- #1

fog37

- 1,568

- 108

A generic force ##F##, which may be conservative or not, performs mechanical work which is always equal to $$W=\Delta KE=KE_{final}-KE{initial}$$

i.e. produce a change in the object's kinetic energy ##KE##. Work is essentially a way to inject or subtract kinetic energy from a system.

If and only the force ##F## happens to be conservative, then we can define a new type of energy called potential energy ##PE##, such that the work done by ##F_{conservative}= -\Delta_{PE}= PE_{initial}-PE_{final}##.

This means that, for a conservative force, $$KE_{final}-KE_{initial} = PE_{initial}-PE_{final} $$ or equivalently $$PE_{initial}+KE_{initial} = PE_{final}+KE_{final} $$ $$ME_{initial} = ME_{final} $$ where ##ME = PE+KE##

So, it appears to me that the term "mechanical energy", since it encompasses potential energy, is only applicable to objects under the influence of conservative forces. Is that correct? If an object is only subject to nonconservative forces, it will only have kinetic energy and not potential energy. And if a system has potential energy, it has it only in virtue of the fact that conservative forces are acting on it, correct?
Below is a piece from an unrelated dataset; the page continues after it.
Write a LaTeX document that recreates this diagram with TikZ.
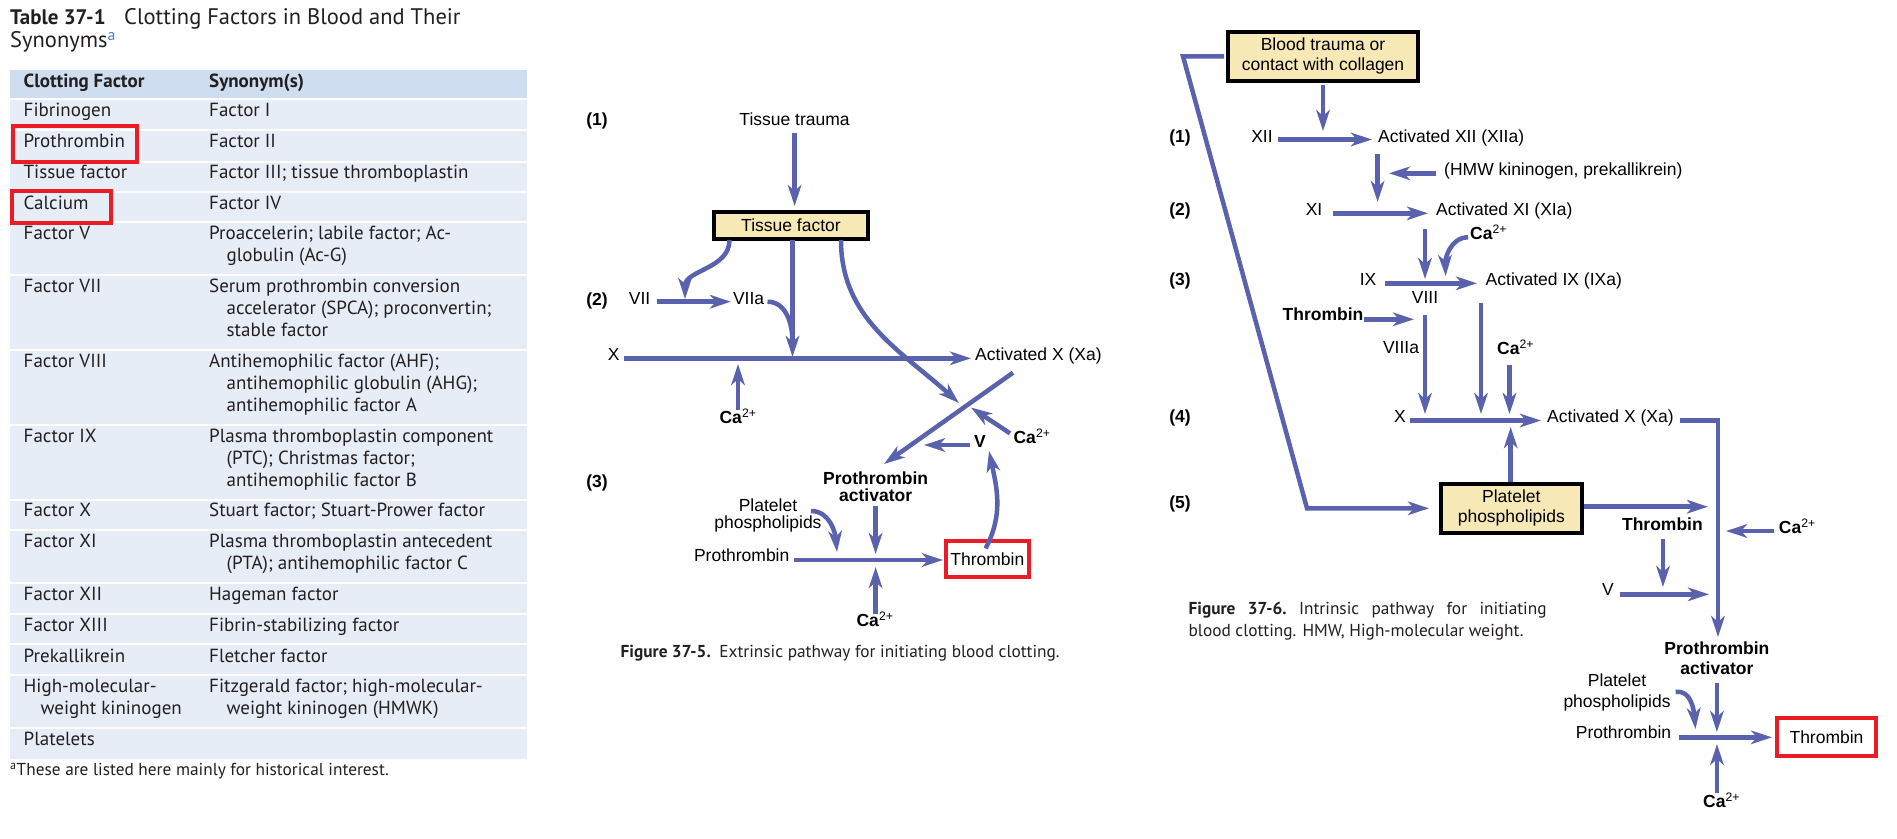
\documentclass[tikz,border=0pt]{standalone}
\usepackage{fontspec}
\setmainfont{Liberation Sans}
\newfontfamily\tabfont{PT Sans}
\usetikzlibrary{arrows.meta}
\definecolor{flow}{HTML}{5A62AD}
\definecolor{hdr}{HTML}{CFDDF0}
\definecolor{rowbg}{HTML}{E7EDF7}
\definecolor{boxfill}{HTML}{F7E9B5}
\definecolor{redbox}{HTML}{EC1C24}
\definecolor{ink}{HTML}{231F20}
\definecolor{supblue}{HTML}{4A7FC4}
\newcommand\capl{\textbf{Ca}\textsuperscript{2+}}
\begin{document}
\begin{tikzpicture}[x=1pt,y=-1pt,
  lbl/.style={font=\fontsize{17.5}{17}\selectfont, inner sep=0pt, anchor=mid, align=center},
  blbl/.style={lbl, font=\fontsize{17.5}{17}\selectfont\bfseries},
  wlbl/.style={lbl, anchor=mid west},
  tab/.style={font=\tabfont\fontsize{19}{22}\selectfont, text=ink, anchor=mid west, inner sep=0pt},
  tabh/.style={tab, font=\tabfont\fontsize{19}{22}\selectfont\bfseries},
  capt/.style={font=\tabfont\fontsize{17.3}{22}\selectfont, text=ink, anchor=mid west, inner sep=0pt},
  arr/.style={draw=flow, line width=4.5pt, -{Stealth[length=21pt,width=13.5pt,inset=6pt]}},
  ln/.style={draw=flow, line width=4.5pt},
  ybox/.style={draw=black, line width=4pt, fill=boxfill, inner sep=0pt, align=center,
               font=\fontsize{17.5}{20}\selectfont},
  rbox/.style={draw=redbox, line width=4pt, inner sep=0pt, font=\fontsize{17.5}{17}\selectfont},
  sep/.style={draw=white, line width=2pt},
  redsq/.style={draw=redbox, line width=4pt}
]
\useasboundingbox (0,0) rectangle (1897,838);
\fill[white] (0,0) rectangle (1897,838);

%% ---------------- TABLE ----------------
\node[anchor=mid west, inner sep=0pt, text=ink, font=\tabfont\fontsize{21}{25}\selectfont\bfseries] (ttl) at (10,21.7) {Table 37-1};
\node[anchor=mid west, inner sep=0pt, text=ink, font=\tabfont\fontsize{22.5}{25}\selectfont] (ttl2) at (124,21.7) {Clotting Factors in Blood and Their};
\node[anchor=mid west, inner sep=0pt, text=ink, font=\tabfont\fontsize{22.5}{25}\selectfont] (ttl3) at (10,45) {Synonyms\textsuperscript{\textcolor{supblue}{a}}};

\fill[rowbg] (9.5,99.3) rectangle (527,759);
\fill[hdr] (9.5,69.5) rectangle (527,99.3);
\foreach \yy in {99.3,130,161.7,192.3,222.3,275,350,425,500,530,582.7,614,644.3,675,728.3}
  \draw[sep] (9.5,\yy) -- (527,\yy);

\node[tabh] (h1) at (23.5,84.5) {Clotting Factor};
\node[tabh] (h2) at (209,84.5) {Synonym(s)};

\node[tab] (a1) at (23.5,114.3) {Fibrinogen};
\node[tab] (b1) at (209,114.3) {Factor I};
\node[tab] (a2) at (23.5,145) {Prothrombin};
\node[tab] (b2) at (209,145) {Factor II};
\node[tab] (a3) at (23.5,176) {Tissue factor};
\node[tab] (b3) at (209,176) {Factor III; tissue thromboplastin};
\node[tab] (a4) at (23.5,206.7) {Calcium};
\node[tab] (b4) at (209,206.7) {Factor IV};
\node[tab] (a5) at (23.5,237.3) {Factor V};
\node[tab] (b5) at (209,237.3) {Proaccelerin; labile factor; Ac-};
\node[tab] (b5b) at (226.5,259.3) {globulin (Ac-G)};
\node[tab] (a6) at (23.5,290) {Factor VII};
\node[tab] (b6) at (209,290) {Serum prothrombin conversion};
\node[tab] (b6b) at (226.5,312.3) {accelerator (SPCA); proconvertin;};
\node[tab] (b6c) at (226.5,334.3) {stable factor};
\node[tab] (a7) at (23.5,365) {Factor VIII};
\node[tab] (b7) at (209,365) {Antihemophilic factor (AHF);};
\node[tab] (b7b) at (226.5,387.3) {antihemophilic globulin (AHG);};
\node[tab] (b7c) at (226.5,409.3) {antihemophilic factor A};
\node[tab] (a8) at (23.5,440) {Factor IX};
\node[tab] (b8) at (209,440) {Plasma thromboplastin component};
\node[tab] (b8b) at (226.5,462) {(PTC); Christmas factor;};
\node[tab] (b8c) at (226.5,484) {antihemophilic factor B};
\node[tab] (a9) at (23.5,514) {Factor X};
\node[tab] (b9) at (209,514) {Stuart factor; Stuart-Prower factor};
\node[tab] (a10) at (23.5,545) {Factor XI};
\node[tab] (b10) at (209,545) {Plasma thromboplastin antecedent};
\node[tab] (b10b) at (226.5,567) {(PTA); antihemophilic factor C};
\node[tab] (a11) at (23.5,598.3) {Factor XII};
\node[tab] (b11) at (209,598.3) {Hageman factor};
\node[tab] (a12) at (23.5,629) {Factor XIII};
\node[tab] (b12) at (209,629) {Fibrin-stabilizing factor};
\node[tab] (a13) at (23.5,659.5) {Prekallikrein};
\node[tab] (b13) at (209,659.5) {Fletcher factor};
\node[tab] (a14) at (23.5,690) {High-molecular-};
\node[tab] (a14b) at (40.5,712.3) {weight kininogen};
\node[tab] (b14) at (209,690) {Fitzgerald factor; high-molecular-};
\node[tab] (b14b) at (226.5,712.3) {weight kininogen (HMWK)};
\node[tab] (a15) at (23.5,743.3) {Platelets};
\node[tab, font=\tabfont\fontsize{17.3}{20}\selectfont] (fn) at (10,773) {\textsuperscript{a}These are listed here mainly for historical interest.};

\draw[redsq] (12.7,125.7) rectangle (136.7,161.7);
\draw[redsq] (12,190.7) rectangle (110.5,223.3);

%% ---------------- FIGURE 37-5 ----------------
\node[blbl] (e1) at (597,122.7) {(1)};
\node[blbl] (e2) at (597,303.3) {(2)};
\node[blbl] (e3) at (597,485) {(3)};
\node[lbl] (trauma) at (794.6,122.7) {Tissue trauma};
\node[ybox, minimum width=154pt, minimum height=27pt] (tf) at (791,225.5) {Tissue factor};
\node[lbl] (vii) at (639.6,301.7) {VII};
\node[lbl] (viia) at (748.6,301.7) {VIIa};
\node[lbl] (x1) at (613.6,358.3) {X};
\node[wlbl] (xa1) at (975,358.3) {Activated X (Xa)};
\node[lbl] (ca1) at (738,421) {\capl};
\node[lbl] (ca2) at (1032,440.7) {\capl};
\node[blbl] (v1) at (980,445) {V};
\node[blbl, anchor=center] (pa1) at (875.6,486.5) {Prothrombin\\activator};
\node[lbl, anchor=center] (pl1) at (768,515.5) {Platelet\\phospholipids};
\node[lbl] (pro1) at (741.7,559.3) {Prothrombin};
\node[rbox, minimum width=83pt, minimum height=36.5pt] (thr1) at (987.3,559.2) {Thrombin};
\node[lbl] (ca3) at (875,624) {\capl};
\node[capt] (cap1) at (620.5,655) {\textbf{Figure 37-5.}\enspace Extrinsic pathway for initiating blood clotting.};

\coordinate (t1) at (794.6,133.3);
\coordinate (t2) at (794.6,206);
\draw[arr] (t1) -- (t2);
\coordinate (s1) at (729.5,240);
\coordinate (s2) at (685,299);
\draw[arr] (s1) to[out=-90,in=90] (s2);
\coordinate (v7a) at (657,301.7);
\coordinate (v7b) at (731,301.7);
\draw[arr] (v7a) -- (v7b);
\coordinate (q1) at (767.5,301.7);
\coordinate (q2) at (792.5,342);
\draw[ln] (q1) to[out=0,in=90] (q2);
\coordinate (d1) at (792.5,240);
\coordinate (d2) at (792.5,357);
\draw[arr] (d1) -- (d2);
\coordinate (xl1) at (624,358.3);
\coordinate (xl2) at (971,358.3);
\draw[arr, line width=5.5pt] (xl1) -- (xl2);
\coordinate (c1a) at (738,410);
\coordinate (c1b) at (738,364);
\draw[arr] (c1a) -- (c1b);
\coordinate (r1) at (841,240);
\coordinate (r2) at (959,403);
\draw[arr] (r1) to[out=-90,in=138] (r2);
\coordinate (g1) at (1013,372.7);
\coordinate (g2) at (884,464);
\draw[arr] (g1) -- (g2);
\coordinate (c2a) at (1010,433.3);
\coordinate (c2b) at (971,407.5);
\draw[arr] (c2a) -- (c2b);
\coordinate (va) at (970,445);
\coordinate (vb) at (924,445);
\draw[arr] (va) -- (vb);
\coordinate (k1) at (985.6,548.3);
\coordinate (k2) at (989,451);
\draw[arr] (k1) to[out=62,in=-78] (k2);
\coordinate (p1) at (811,511);
\coordinate (p2) at (837,552);
\draw[arr] (p1) to[out=0,in=95] (p2);
\coordinate (pa1a) at (875.6,506);
\coordinate (pa1b) at (875.6,554);
\draw[arr] (pa1a) -- (pa1b);
\coordinate (pr1a) at (793.6,560);
\coordinate (pr1b) at (943,560);
\draw[arr] (pr1a) -- (pr1b);
\coordinate (c3a) at (875.6,614);
\coordinate (c3b) at (875.6,567);
\draw[arr] (c3a) -- (c3b);

%% ---------------- FIGURE 37-6 ----------------
\node[ybox, minimum width=190pt, minimum height=49pt] (bt) at (1323,56.3) {Blood trauma or\\contact with collagen};
\node[blbl] (i1) at (1180,140) {(1)};
\node[blbl] (i2) at (1180,213.3) {(2)};
\node[blbl] (i3) at (1180,283.3) {(3)};
\node[blbl] (i4) at (1180,420) {(4)};
\node[blbl] (i5) at (1180,506) {(5)};
\node[lbl] (xii) at (1262,140) {XII};
\node[wlbl] (xiia) at (1378,140) {Activated XII (XIIa)};
\node[wlbl] (hmw) at (1444,173.3) {(HMW kininogen, prekallikrein)};
\node[lbl] (xi) at (1314,213.3) {XI};
\node[wlbl] (xia) at (1436,213.3) {Activated XI (XIa)};
\node[lbl] (ca4) at (1488.6,237.3) {\capl};
\node[lbl] (ix) at (1368,283.3) {IX};
\node[wlbl] (ixa) at (1485.5,283.3) {Activated IX (IXa)};
\node[lbl] (viii) at (1425,301) {VIII};
\node[blbl] (thb2) at (1323,317.7) {Thrombin};
\node[lbl] (viiia) at (1401,350.7) {VIIIa};
\node[lbl] (ca5) at (1515.6,352.3) {\capl};
\node[lbl] (x2) at (1400,420) {X};
\node[wlbl] (xa2) at (1547,420) {Activated X (Xa)};
\node[ybox, minimum width=141pt, minimum height=49pt] (pp) at (1511.3,508.3) {Platelet\\phospholipids};
\node[blbl] (thb3) at (1662.4,527.7) {Thrombin};
\node[lbl] (ca6) at (1797.4,531) {\capl};
\node[lbl] (v2) at (1608,593.3) {V};
\node[blbl, anchor=center, font=\fontsize{17.5}{20}\selectfont\bfseries] (pa2) at (1716.9,658.5) {Prothrombin\\activator};
\node[lbl, anchor=center, font=\fontsize{17.5}{20.5}\selectfont] (pl2) at (1617,692.7) {Platelet\\phospholipids};
\node[lbl] (pro2) at (1623.5,736) {Prothrombin};
\node[rbox, minimum width=99pt, minimum height=38.3pt] (thr2) at (1826.5,737.2) {Thrombin};
\node[lbl] (ca7) at (1721.6,805) {\capl};
\node[capt] (cap2a) at (1188.4,612.3) {\hbox to 358pt{\textbf{Figure}\hfill\textbf{37-6.}\hfill Intrinsic\hfill pathway\hfill for\hfill initiating}};
\node[capt] (cap2b) at (1188.4,634) {blood clotting. HMW, High-molecular weight.};

\coordinate (b1) at (1323,84.5);
\coordinate (b2) at (1323,131);
\draw[arr] (b1) -- (b2);
\coordinate (l1) at (1224,56.3);
\coordinate (l2) at (1183,56.3);
\coordinate (l3) at (1307,508.3);
\coordinate (l4) at (1429,508.3);
\draw[arr, line join=miter] (l1) -- (l2) -- (l3) -- (l4);
\coordinate (x12a) at (1278,139.5);
\coordinate (x12b) at (1372,139.5);
\draw[arr] (x12a) -- (x12b);
\coordinate (m1) at (1377.6,154);
\coordinate (m2) at (1377.6,202);
\draw[arr] (m1) -- (m2);
\coordinate (hm1) at (1436,173.3);
\coordinate (hm2) at (1389,173.3);
\draw[arr] (hm1) -- (hm2);
\coordinate (x11a) at (1333,213.3);
\coordinate (x11b) at (1428,213.3);
\draw[arr] (x11a) -- (x11b);
\coordinate (m3) at (1425,229.3);
\coordinate (m4) at (1425,279);
\draw[arr] (m3) -- (m4);
\coordinate (cc1) at (1468,237.3);
\coordinate (cc2) at (1445.7,276);
\draw[arr] (cc1) to[out=180,in=92] (cc2);
\coordinate (x9a) at (1385,283.3);
\coordinate (x9b) at (1477,283.3);
\draw[arr] (x9a) -- (x9b);
\coordinate (th1) at (1364,319.3);
\coordinate (th2) at (1414,319.3);
\draw[arr] (th1) -- (th2);
\coordinate (m5) at (1425,315);
\coordinate (m6) at (1425,414);
\draw[arr] (m5) -- (m6);
\coordinate (m7) at (1481,303.3);
\coordinate (m8) at (1481,414);
\draw[arr] (m7) -- (m8);
\coordinate (m9) at (1509.5,365);
\coordinate (m10) at (1509.5,414);
\draw[arr] (m9) -- (m10);
\coordinate (x10a) at (1410,420.5);
\coordinate (x10b) at (1541,420.5);
\draw[arr] (x10a) -- (x10b);
\coordinate (u1) at (1510.7,482);
\coordinate (u2) at (1510.7,427);
\draw[arr] (u1) -- (u2);
\coordinate (w1) at (1584,506.7);
\coordinate (w2) at (1708,506.7);
\draw[arr] (w1) -- (w2);
\coordinate (z1) at (1680,420.5);
\coordinate (z2) at (1718,420.5);
\coordinate (z3) at (1718,637);
\draw[arr, line join=miter] (z1) -- (z2) -- (z3);
\coordinate (n1) at (1663,539.3);
\coordinate (n2) at (1663,587);
\draw[arr] (n1) -- (n2);
\coordinate (cb1) at (1774,531);
\coordinate (cb2) at (1726,531);
\draw[arr] (cb1) -- (cb2);
\coordinate (vv1) at (1619.7,594.3);
\coordinate (vv2) at (1709,594.3);
\draw[arr] (vv1) -- (vv2);
\coordinate (pq1) at (1675.6,692);
\coordinate (pq2) at (1695.5,729);
\draw[arr] (pq1) to[out=10,in=95] (pq2);
\coordinate (pa2a) at (1716.9,683.3);
\coordinate (pa2b) at (1716.9,732);
\draw[arr] (pa2a) -- (pa2b);
\coordinate (pr2a) at (1679,737.3);
\coordinate (pr2b) at (1772,737.3);
\draw[arr] (pr2a) -- (pr2b);
\coordinate (c7a) at (1717,793.3);
\coordinate (c7b) at (1717,744);
\draw[arr] (c7a) -- (c7b);
\end{tikzpicture}
\end{document}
Conservative force can never be time-dependent which means that potential energy ##U(x,y,z)##is only a position-dependent quantity and is never time-dependent. If conservative forces were time-dependent, the mechanical energy of a system would not be conserved. What is the problem with having a time-varying mechanical energy? Is it not a useful concept? Is it just against the definition of conservative forces, i.e. forces that conserve mechanical energy?